The Hon. J.S.L. DAWKINS: I have been working with professionals and advocates in the mental health field now for many years. As the Premier's Advocate for Suicide Prevention, I have appreciated the opportunity to strengthen these relationships and contribute to better mental health outcomes. One strong lesson I have learned is the important difference that each individual can make. Will the minister update the council on mental health support programs?
The Hon. S.G. WADE (Minister for Health and Wellbeing) (14:58): I thank the honourable member for his question and acknowledge his work over many years in the field of mental health, particularly suicide prevention, and particularly for his work in more recent times as the Premier's Advocate for Suicide Prevention.
Awareness and acknowledgement of the importance of mental health, in addition to physical health, has been growing in recent years through such initiatives as R U OK? Day, but more needs to be done, particularly in the preventive space. Preventive health support, particularly in the mental health space, not only takes pressure off acute care services but, more importantly, is associated with better outcomes for health consumers. In this respect, it is important to note the difference we can all make through our daily interactions.
This individual impact is only heightened when people have access to mental health and suicide awareness training programs. To aid in this, SA Health has recently offered training in suicide and self-harm mitigation through the Connecting with People program. Connecting with People, informed by evidence-based principles, aims to increase empathy, reduce stigma and enhance participants' ability to respond compassionately to someone who has suicidal thoughts, or following self-harm.
The training is available as a set of modules delivered directly to delegates at a venue of choice. To develop long-term capability in organisations, SA Health also offers Train the Trainer. Those trained may then themselves offer Connecting with People to other organisations.

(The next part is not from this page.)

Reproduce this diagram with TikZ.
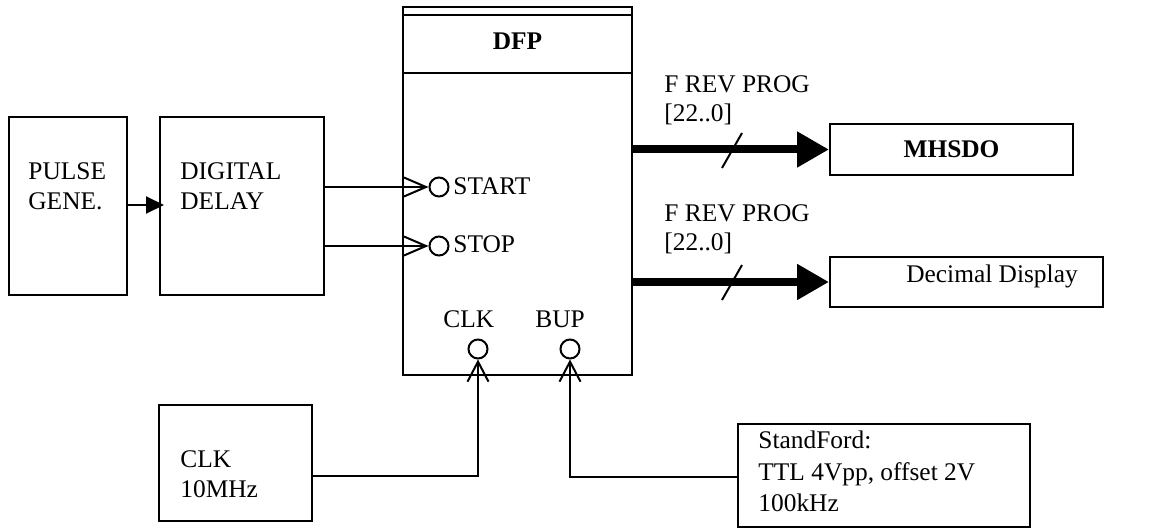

Approximately 2,600 people to date have been trained in Connecting with People suicide awareness training across South Australia.
This work continues to expand, to include the Department for Correctional Services, PIRSA, and the Department for Environment and Water, as well as existing community groups, suicide prevention networks, NGOs and health professionals. On 6 February, the across government agencies issues group on suicide prevention, chaired by the member for Waite and consisting of 22 senior government executives, including the Commissioner for Public Sector Employment, Ms Erma Ranieri and members of the Premier's Suicide Prevention Council, undertook the training.
Members of this parliament, together with their staff, were also given the opportunity to undertake the training in the Old Chamber on 19 February. I am delighted that approximately 40 members, staff and ministerial staff attended this training, which was hosted by the honourable member in his role as Premier's Advocate for Suicide Prevention, and that members from both sides of this chamber attended.
The session also included the rollout of a telephone script tool that can be used by staff when taking calls from people who are suffering suicidal thoughts. This telephone script was in fact developed by a collaborative approach by the Office of the Premier's Advocate for Suicide Prevention with input from the Office of the Chief Psychiatrist's suicide prevention staff. Further training sessions will be scheduled for members and parliamentary staff who were unable to attend this session, and these training sessions are held regularly with government agencies and in the community. I encourage all members and staff to attend.